Interpretability via Sparse Autoencoders on a Small Open-Weight Transformer

Project repository SAE Interpretability (tag: exp-2026-02-23) Tagged snapshot of the local-only reproducible SAE feature probing experiment.

I wanted to answer a practical question: can we get meaningful interpretability signal from Sparse Autoencoders (SAEs) on a tiny open model, locally, in a few hours?

Short answer: yes—with caveats.

I ran an end-to-end SAE probing pipeline on EleutherAI/pythia-70m-deduped, extracted a single layer’s activations, trained SAEs, and evaluated transfer between two contrasting corpora:

  • A (general text): WikiText-2 training text (raw public text source)
  • B (code): Python-heavy source text (CPython + Flask + NumPy files from public GitHub raw URLs)

The full run produced reproducible metrics, feature summaries, and figures suitable for this post.

Why this experiment matters

A lot of interpretability writeups either:

  1. depend on large infra / custom kernels, or
  2. stay qualitative with no measurable transfer story.

I wanted the opposite:

  • Local-only (Apple Silicon MPS + CPU fallback)
  • Re-runnable (pinned deps, fixed config, one command, fixed seed)
  • Quant + qual together (MSE/R²/L0/L1 + concrete feature examples)
  • Generalization test (train on A, evaluate on B, and vice versa)

That last one matters: if features only work in-domain, they’re less useful as interpretable building blocks.

Setup (condensed)

  • Model: EleutherAI/pythia-70m-deduped
  • Layer/stream: layer 3, MLP output
  • SAE: linear encoder/decoder, ReLU hidden, MSE + L1 sparsity penalty
  • Token budget: 120k tokens for A, 120k for B
  • Hardware target: M1 MacBook (MPS), CPU fallback enabled

Note: MPS training can have minor run-to-run variation even with fixed seeds; expect close but not bit-identical metrics.

I ran two major passes:

  1. Baseline SAE (weaker sparsity pressure)
  2. Sparser SAE (stronger L1 + slightly smaller dictionary)

Core result (sparser run)

After increasing sparsity pressure (l1_coeff up, d_sae down), I got these metrics:

  • Train A → Eval A: MSE 0.001241, R² 0.9911, Avg L0 619.65
  • Train A → Eval B: MSE 0.005195, R² 0.9681, Avg L0 589.16
  • Train B → Eval A: MSE 0.024533, R² 0.8244, Avg L0 563.66
  • Train B → Eval B: MSE 0.010940, R² 0.9329, Avg L0 595.80

Generalization degradation ratios:

  • A→B / A→A MSE: 4.19x
  • B→A / B→B MSE: 2.24x

So transfer isn’t symmetric. The feature basis learned from A generalizes differently than the basis learned from B.

Visuals

Reconstruction curves

SAE reconstruction loss

Sparsity histogram (L0 per token)

Sparsity histogram

Feature frequency vs magnitude

Feature frequency vs magnitude

Cross-domain generalization bars

Generalization bar chart

What kinds of features appeared?

Code-trained SAE: clearer, more local patterns

Top features frequently aligned with recognizable programming motifs:

  • import / from / werkzeug.exceptions
  • none / raise / return
  • error / return / filename
  • import / elif / error

These looked like parser + control-flow + framework-error pathways.

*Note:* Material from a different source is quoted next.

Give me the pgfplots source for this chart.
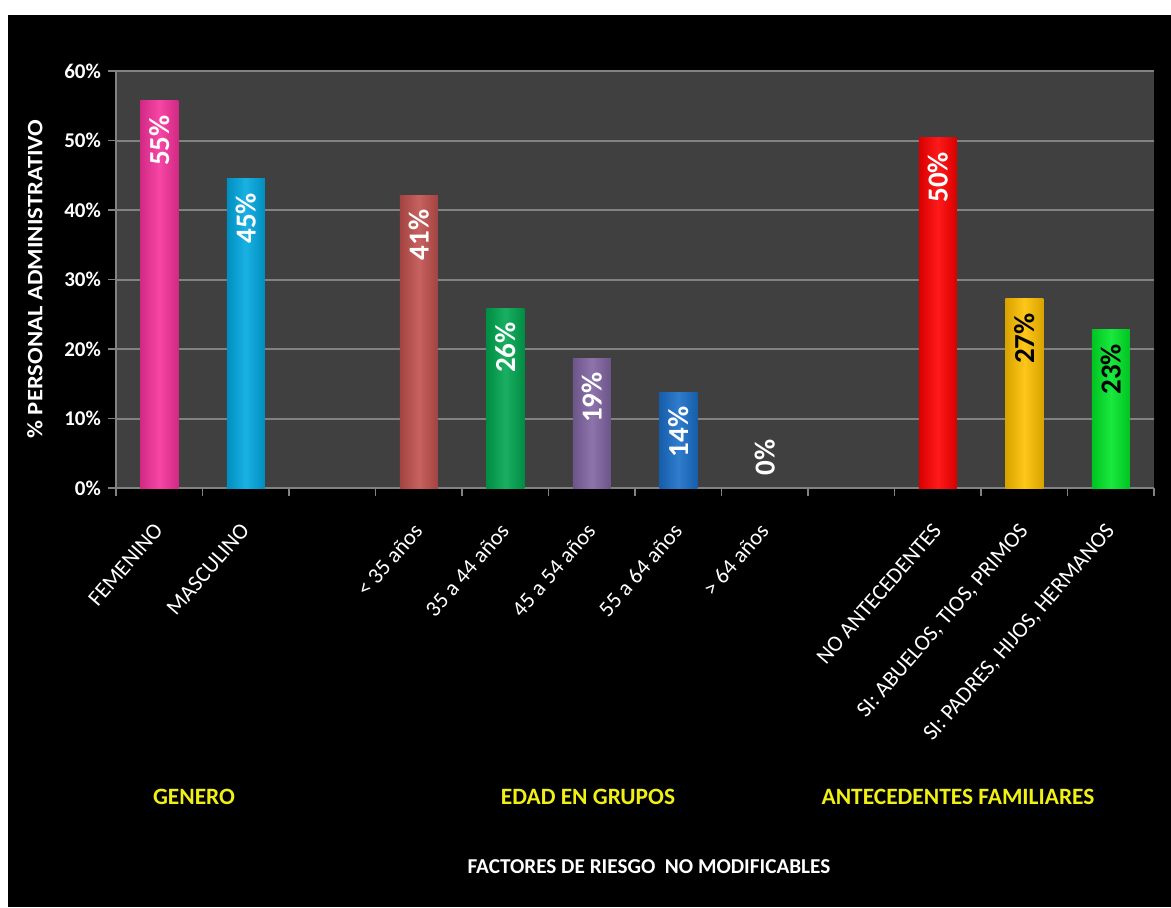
\documentclass[border=0pt]{standalone}
\usepackage{pgfplots}
\pgfplotsset{compat=1.18}
\usepackage{fontspec}
\setmainfont{Carlito}
\definecolor{plotbg}{RGB}{64,64,64}
\definecolor{gridgray}{RGB}{130,130,130}
\definecolor{cpink}{RGB}{247,49,155}
\definecolor{ccyan}{RGB}{0,168,224}
\definecolor{csalmon}{RGB}{192,80,77}
\definecolor{cgreen}{RGB}{0,166,80}
\definecolor{cpurple}{RGB}{128,100,162}
\definecolor{cblue}{RGB}{25,110,200}
\definecolor{cred}{RGB}{255,0,0}
\definecolor{cgold}{RGB}{255,192,0}
\definecolor{clime}{RGB}{0,230,40}
\definecolor{cyell}{RGB}{240,240,20}
\pgfplotsset{bar3d/.style={draw=none, left color=#1!85!black, right color=#1!85!black, middle color=#1!90!white}}
\begin{document}
\begin{tikzpicture}
\fill[white] (0,0) rectangle (585.5pt,453.5pt);
\fill[black] (4pt,0) rectangle (585.5pt,446pt);
\begin{axis}[
  at={(58pt,209.5pt)}, anchor=south west,
  scale only axis, width=519pt, height=208.5pt,
  xmin=-0.5, xmax=11.5, ymin=0, ymax=60,
  axis background/.style={fill=plotbg},
  axis x line*=bottom, axis y line*=left,
  axis line style={draw=gridgray, line width=1pt},
  ytick={0,10,...,60},
  yticklabels={0\%,10\%,20\%,30\%,40\%,50\%,60\%},
  xtick={0,...,11},
  xticklabels={FEMENINO,MASCULINO,,< 35 años,35 a 44 años,45 a 54 años,55 a 64 años,> 64 años,,NO ANTECEDENTES,{SI: ABUELOS, TIOS, PRIMOS},{SI: PADRES, HIJOS, HERMANOS}},
  minor xtick={-0.5,0.5,...,11.5},
  tick align=outside,
  major tick length=4pt, minor tick length=4pt,
  major x tick style={draw=none},
  tick style={draw=gridgray, line width=0.8pt},
  ymajorgrids, grid style={draw=gridgray, line width=1pt},
  xticklabel style={yshift=-8pt, xshift=-3.5pt, rotate=49, anchor=north east, text=white, font=\fontsize{11.2}{12}\selectfont},
  yticklabel style={text=white, font=\bfseries\fontsize{10.5}{12}\selectfont},
  ybar, bar width=19pt, bar shift=0pt,
  nodes near coords style={rotate=90, anchor=east, inner xsep=7pt, font=\bfseries\fontsize{14.5}{15}\selectfont, text=white},
]
\addplot[bar3d=cpink, nodes near coords={55\%}] coordinates {(0,55.7)};
\addplot[bar3d=ccyan, nodes near coords={45\%}] coordinates {(1,44.5)};
\addplot[bar3d=csalmon, nodes near coords={41\%}] coordinates {(3,42.1)};
\addplot[bar3d=cgreen, nodes near coords={26\%}] coordinates {(4,25.9)};
\addplot[bar3d=cpurple, nodes near coords={19\%}] coordinates {(5,18.7)};
\addplot[bar3d=cblue, nodes near coords={14\%}] coordinates {(6,13.8)};
\addplot[draw=none, fill=none, nodes near coords={0\%}, nodes near coords style={anchor=west, inner xsep=6pt}] coordinates {(7,0)};
\addplot[bar3d=cred, nodes near coords={50\%}] coordinates {(9,50.4)};
\addplot[bar3d=cgold, nodes near coords={27\%}, nodes near coords style={text=black}] coordinates {(10,27.2)};
\addplot[bar3d=clime, nodes near coords={23\%}, nodes near coords style={text=black}] coordinates {(11,22.8)};
\end{axis}
\node[rotate=90, text=white, font=\bfseries\fontsize{11}{12}\selectfont] at (17.5pt,314pt) {\scalebox{1.12}[1]{\% PERSONAL ADMINISTRATIVO}};
\node[text=cyell, font=\bfseries\fontsize{11.7}{13}\selectfont] at (97pt,55pt) {GENERO};
\node[text=cyell, font=\bfseries\fontsize{11.7}{13}\selectfont] at (294pt,55pt) {EDAD EN GRUPOS};
\node[text=cyell, font=\bfseries\fontsize{11.7}{13}\selectfont] at (479pt,55pt) {ANTECEDENTES FAMILIARES};
\node[text=white, font=\bfseries\fontsize{10.6}{12}\selectfont] at (324.5pt,20pt) {FACTORES DE RIESGO\ \ NO MODIFICABLES};
\end{tikzpicture}
\end{document}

Wiki-trained SAE: broader discourse/entity clusters

Top features were less surgical and more corpus-genre/entity flavored:

  • miss / universe / 2006
  • international / survey
  • chronology/connective-heavy patterns (years, based, that)

Useful, but often less crisp than code features.

What improved after pushing sparsity?

Compared to the previous run, average L0 dropped significantly (from ~747–826 down to ~564–620 non-zeros/token), which is what I wanted. Reconstruction degraded slightly, but remained strong overall.

That tradeoff is expected:

  • more sparsity → better feature selectivity
  • but usually a reconstruction cost

Limitations

This is still an MVP interpretability experiment:

  • single model, single layer, single stream
  • no causal interventions yet (just probing/reconstruction)
  • heuristic feature labels (no human annotation pipeline)

Next steps

If I continue this line, I’d prioritize:

  1. Top-k SAE objective (instead of ReLU+L1 only)
  2. Layer sweep (compare early/mid/late layers)
  3. Feature intervention test (activate/suppress feature and inspect output shifts)
  4. Cleaner corpus controls (reduce accidental topical leakage)

TL;DR

You can run a serious SAE interpretability workflow on a laptop, get strong reconstruction, and quantify transfer across domains. The most useful insight wasn’t just “it reconstructs”—it was how feature behavior shifts under domain transfer and stronger sparsity pressure.